§ Material:
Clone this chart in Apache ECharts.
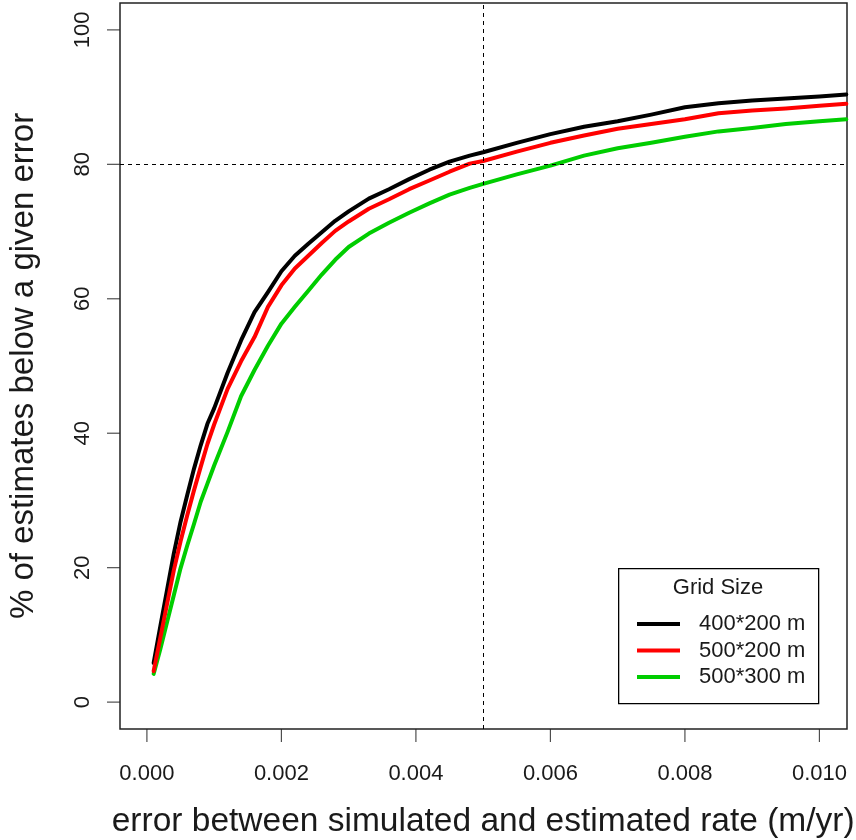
<!DOCTYPE html>
<html>
<head>
<meta charset="utf-8">
<title>Cumulative error by grid size</title>
<script src="https://cdn.jsdelivr.net/npm/echarts@6/dist/echarts.min.js"></script>
<style>
  html, body { margin: 0; padding: 0; background: #ffffff; }
  #chart { width: 856px; height: 840px; }
</style>
</head>
<body>
<div id="chart"></div>
<script>
// Error thresholds (m/yr) at which the cumulative share is sampled
const errorLevels = [0.0001, 0.0002, 0.0003, 0.0004, 0.0005, 0.0006, 0.0007, 0.0008, 0.0009, 0.0010,
  0.0012, 0.0014, 0.0016, 0.0018, 0.0020, 0.0022, 0.0024, 0.0026, 0.0028, 0.0030,
  0.0033, 0.0036, 0.0039, 0.0042, 0.0045, 0.0048, 0.0050, 0.0055, 0.0060, 0.0065,
  0.0070, 0.0075, 0.0080, 0.0085, 0.0090, 0.0095, 0.0100, 0.0104];

// % of estimates below each error, per grid size
const pct400x200 = [5.8, 11.3, 16.7, 22.1, 26.8, 30.8, 34.7, 38.2, 41.4, 43.7,
  49.0, 53.8, 58.0, 61.0, 64.1, 66.4, 68.2, 69.9, 71.6, 73.0,
  74.9, 76.3, 77.8, 79.2, 80.4, 81.3, 81.8, 83.2, 84.5, 85.6,
  86.4, 87.4, 88.5, 89.1, 89.5, 89.8, 90.1, 90.4];
const pct500x200 = [4.6, 9.6, 14.6, 19.6, 23.9, 27.8, 31.5, 35.0, 38.4, 41.3,
  46.6, 50.7, 54.3, 58.8, 62.0, 64.5, 66.4, 68.3, 70.1, 71.5,
  73.4, 74.8, 76.3, 77.6, 78.9, 80.1, 80.5, 81.9, 83.2, 84.3,
  85.3, 86.0, 86.7, 87.6, 88.0, 88.3, 88.7, 89.0];
const pct500x300 = [4.2, 7.9, 11.9, 15.9, 19.9, 23.3, 26.5, 29.8, 32.5, 35.2,
  40.2, 45.5, 49.4, 53.0, 56.3, 58.8, 61.2, 63.6, 65.8, 67.7,
  69.7, 71.3, 72.8, 74.2, 75.5, 76.5, 77.1, 78.5, 79.8, 81.3,
  82.4, 83.2, 84.1, 84.9, 85.4, 86.0, 86.4, 86.7];

const seriesNames = ['400*200 m', '500*200 m', '500*300 m'];
const seriesColors = ['#000000', '#ff0000', '#00cd00'];

// Tick positions of each axis
const xTicks = [0, 0.002, 0.004, 0.006, 0.008, 0.010];
const yTicks = [0, 20, 40, 60, 80, 100];

// Plotting region extends 4% beyond the labelled range on each side
const xPlotMin = -0.0004, xPlotMax = 0.01041;
const yPlotMin = -4, yPlotMax = 104;

// Reference thresholds drawn as dashed guide lines
const refError = 0.005;
const refPercent = 80;

const FONT = '"Liberation Sans", Arial, Helvetica, sans-serif';
const INK = '#1a1a1a';
const FRAME = '#222222';
const TICK_LEN = 13;

// Plot frame box (px); tick strips sit just outside it, aligned with the labelled range
const frame = { left: 120, right: 9, top: 3, bottom: 111 };
const W = 856, H = 840;
const xTickMin = xTicks[0], xTickMax = xTicks[xTicks.length - 1];
const yTickMin = yTicks[0], yTickMax = yTicks[yTicks.length - 1];
const frameW = W - frame.left - frame.right;
const frameH = H - frame.top - frame.bottom;
const padXl = frameW * (xTickMin - xPlotMin) / (xPlotMax - xPlotMin);
const padXr = frameW * (xPlotMax - xTickMax) / (xPlotMax - xPlotMin);
const padYb = frameH * (yTickMin - yPlotMin) / (yPlotMax - yPlotMin);
const padYt = frameH * (yPlotMax - yTickMax) / (yPlotMax - yPlotMin);

function pairs(values) {
  return errorLevels.map((x, i) => [x, values[i]]);
}

const curves = [pct400x200, pct500x200, pct500x300];
const zOrder = [2, 4, 3];

// All curves stay inside the frame's value range, so no clipping is needed
const series = curves.map((vals, i) => ({
  name: seriesNames[i],
  type: 'line',
  xAxisIndex: 1,
  yAxisIndex: 1,
  data: pairs(vals),
  symbol: 'none',
  smooth: false,
  z: zOrder[i],
  clip: false,
  lineStyle: { color: seriesColors[i], width: 4, cap: 'round', join: 'round' },
  itemStyle: { color: seriesColors[i] },
  emphasis: { disabled: true }
}));

series[0].markLine = {
  silent: true,
  symbol: 'none',
  precision: 6,
  label: { show: false },
  lineStyle: { color: '#000000', width: 1, type: [4, 4] },
  data: [{ xAxis: refError }, { yAxis: refPercent }]
};

// Tick marks: one thin bar per tick, placed by the tick-strip axes
series.push({
  name: 'xTickMarks', type: 'scatter', xAxisIndex: 0, yAxisIndex: 0,
  data: xTicks.map(v => [v, 0.5]),
  symbol: 'rect', symbolSize: [1.2, TICK_LEN],
  itemStyle: { color: FRAME }, silent: true, clip: false,
  emphasis: { disabled: true }
});
series.push({
  name: 'yTickMarks', type: 'scatter', xAxisIndex: 2, yAxisIndex: 2,
  data: yTicks.map(v => [0.5, v]),
  symbol: 'rect', symbolSize: [TICK_LEN, 1.2],
  itemStyle: { color: FRAME }, silent: true, clip: false,
  emphasis: { disabled: true }
});

const hiddenAxis = { type: 'value', min: 0, max: 1, show: false, axisLine: { onZero: false } };

const chart = echarts.init(document.getElementById('chart'), null, { renderer: 'canvas' });

chart.setOption({
  animation: false,
  backgroundColor: '#ffffff',
  textStyle: { fontFamily: FONT },
  grid: [
    {
      // strip of x ticks under the frame
      left: frame.left + padXl, right: frame.right + padXr,
      top: H - frame.bottom, height: TICK_LEN,
      show: false, containLabel: false, outerBoundsMode: 'none'
    },
    {
      // plotting frame
      left: frame.left, right: frame.right, top: frame.top, bottom: frame.bottom,
      show: true, borderColor: FRAME, borderWidth: 1.5,
      containLabel: false, outerBoundsMode: 'none'
    },
    {
      // strip of y ticks left of the frame
      left: frame.left - TICK_LEN, width: TICK_LEN,
      top: frame.top + padYt, bottom: frame.bottom + padYb,
      show: false, containLabel: false, outerBoundsMode: 'none'
    }
  ],
  xAxis: [
    {
      gridIndex: 0,
      type: 'value',
      position: 'bottom',
      min: xTickMin, max: xTickMax, interval: xTicks[1] - xTicks[0],
      name: 'error between simulated and estimated rate (m/yr)',
      nameLocation: 'middle',
      nameGap: 76 - TICK_LEN,
      nameTextStyle: { fontSize: 33.5, color: INK, fontFamily: FONT },
      axisLine: { show: false, onZero: false },
      axisTick: { show: false },
      axisLabel: {
        show: true, margin: 34 - TICK_LEN,
        fontSize: 22, color: INK, fontFamily: FONT,
        formatter: v => v.toFixed(3)
      },
      splitLine: { show: false }
    },
    Object.assign({ gridIndex: 1 }, hiddenAxis, { min: xPlotMin, max: xPlotMax }),
    Object.assign({ gridIndex: 2 }, hiddenAxis)
  ],
  yAxis: [
    Object.assign({ gridIndex: 0 }, hiddenAxis),
    Object.assign({ gridIndex: 1 }, hiddenAxis, { min: yPlotMin, max: yPlotMax }),
    {
      gridIndex: 2,
      type: 'value',
      position: 'left',
      min: yTickMin, max: yTickMax, interval: yTicks[1] - yTicks[0],
      name: '% of estimates below a given error',
      nameLocation: 'middle',
      nameGap: 80 - TICK_LEN,
      nameTextStyle: { fontSize: 33, color: INK, fontFamily: FONT },
      axisLine: { show: false, onZero: false },
      axisTick: { show: false },
      axisLabel: {
        show: true, margin: 26 - TICK_LEN, rotate: 90,
        fontSize: 22, color: INK, fontFamily: FONT
      },
      splitLine: { show: false }
    }
  ],
  legend: {
    data: seriesNames,
    orient: 'vertical',
    left: 637, top: 611,
    icon: 'rect',
    itemWidth: 43, itemHeight: 4, itemGap: 0.5,
    padding: 0,
    selectedMode: false,
    textStyle: { fontSize: 22, color: INK, fontFamily: FONT, lineHeight: 26, padding: [0, 0, 0, 14] }
  },
  graphic: [
    {
      type: 'rect', left: 618, top: 568, z: 0,
      shape: { width: 200, height: 135 },
      style: { fill: '#ffffff', stroke: '#000000', lineWidth: 1.3 }
    },
    {
      type: 'text', x: 718, y: 588, z: 10,
      style: { text: 'Grid Size', fill: INK, font: '22px ' + FONT, align: 'center', verticalAlign: 'middle' }
    }
  ],
  series: series
});
</script>
</body>
</html>
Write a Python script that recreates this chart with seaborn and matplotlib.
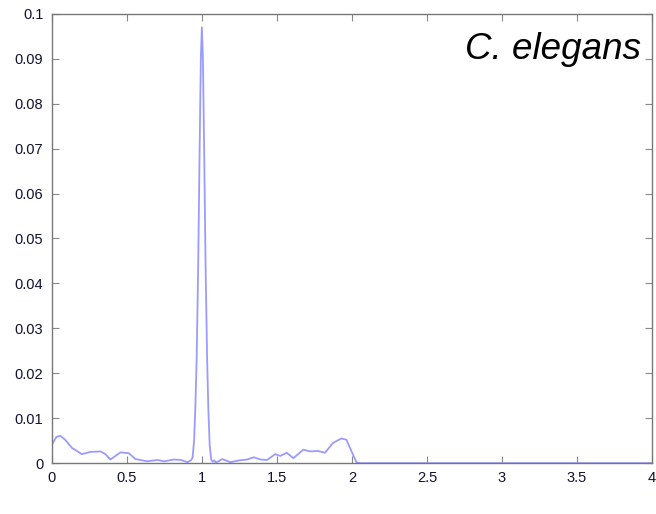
import matplotlib
matplotlib.use("Agg")
import matplotlib.pyplot as plt
import seaborn as sns
import pandas as pd

freq = [0.0, 0.03, 0.056, 0.089, 0.134, 0.2, 0.257, 0.324, 0.357, 0.39, 0.424, 0.458,
        0.513, 0.558, 0.636, 0.703, 0.748, 0.815, 0.86, 0.904, 0.926, 0.938, 0.948,
        0.957, 0.965, 0.975, 0.985, 0.993, 1.0, 1.007, 1.015, 1.025, 1.035, 1.043,
        1.052, 1.062, 1.072, 1.083, 1.093, 1.137, 1.19, 1.247,
        1.30, 1.346, 1.39, 1.434, 1.489, 1.522, 1.566, 1.61, 1.676, 1.72, 1.775, 1.82,
        1.874, 1.93, 1.963, 1.996, 2.03, 2.05, 2.5, 3.0, 3.5, 4.0]
power = [0.0041, 0.0058, 0.0061, 0.0052, 0.0034, 0.002, 0.0025, 0.0026, 0.002, 0.0008,
         0.0016, 0.0024, 0.0022, 0.0009, 0.0004, 0.0007, 0.0004, 0.0008, 0.0007, 0.0002,
         0.0006, 0.0012, 0.005, 0.013, 0.023, 0.043, 0.07, 0.09, 0.097, 0.09, 0.07,
         0.043, 0.023, 0.012, 0.004, 0.0008, 0.0003, 0.0006, 0.0001, 0.0009, 0.0002,
         0.0006, 0.0008, 0.0013, 0.0008, 0.0007, 0.002,
         0.0016, 0.0023, 0.0011, 0.003, 0.0026, 0.0027, 0.0023, 0.0045, 0.0055, 0.0052,
         0.0027, 0.0002, 0.0, 0.0, 0.0, 0.0, 0.0]

xticks = [0, 0.5, 1, 1.5, 2, 2.5, 3, 3.5, 4]
xticklabels = ["0", "0.5", "1", "1.5", "2", "2.5", "3", "3.5", "4"]
yticks = [0, 0.01, 0.02, 0.03, 0.04, 0.05, 0.06, 0.07, 0.08, 0.09, 0.1]
yticklabels = ["0", "0.01", "0.02", "0.03", "0.04", "0.05", "0.06", "0.07", "0.08", "0.09", "0.1"]
label = "C. elegans"

sns.set_style("white")
plt.rcParams['font.family'] = ['Liberation Sans', 'DejaVu Sans']

df = pd.DataFrame({"freq": freq, "power": power})
fig = plt.figure(figsize=(6.56, 5.14), dpi=100)
ax = fig.add_axes([0.079, 0.099, 0.915, 0.874])
sns.lineplot(data=df, x="freq", y="power", ax=ax, color="#9b9bff", linewidth=1.3,
             estimator=None, sort=False)
ax.set_xlim(0, 4)
ax.set_ylim(0, 0.1)
ax.set_xticks(xticks)
ax.set_xticklabels(xticklabels)
ax.set_yticks(yticks)
ax.set_yticklabels(yticklabels)
ax.set_xlabel("")
ax.set_ylabel("")
ax.tick_params(direction="in", length=5, width=0.8, colors="#888888",
               labelcolor="#111133", labelsize=10.5, pad=6, top=True, right=True,
               bottom=True, left=True)
for s in ax.spines.values():
    s.set_color("#777777")
    s.set_linewidth(1.0)
ax.text(0.982, 0.96, label, transform=ax.transAxes, ha="right", va="top",
        fontsize=26.5, style="italic", color="black")
fig.savefig("out.png", dpi=100)
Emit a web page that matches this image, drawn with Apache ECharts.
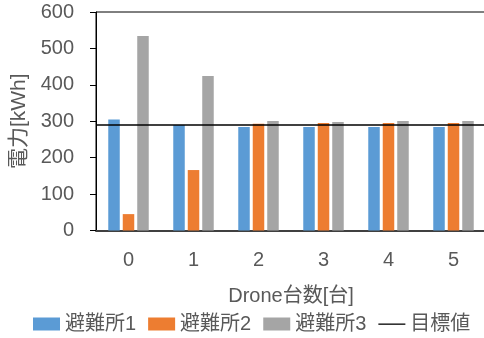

§ Task instructions: Copy out every line in the listing where the word "drawn" appears.

§ Written response:
// Reference thresholds drawn as dashed guide lines
Emit a web page that matches this image, drawn with Apache ECharts.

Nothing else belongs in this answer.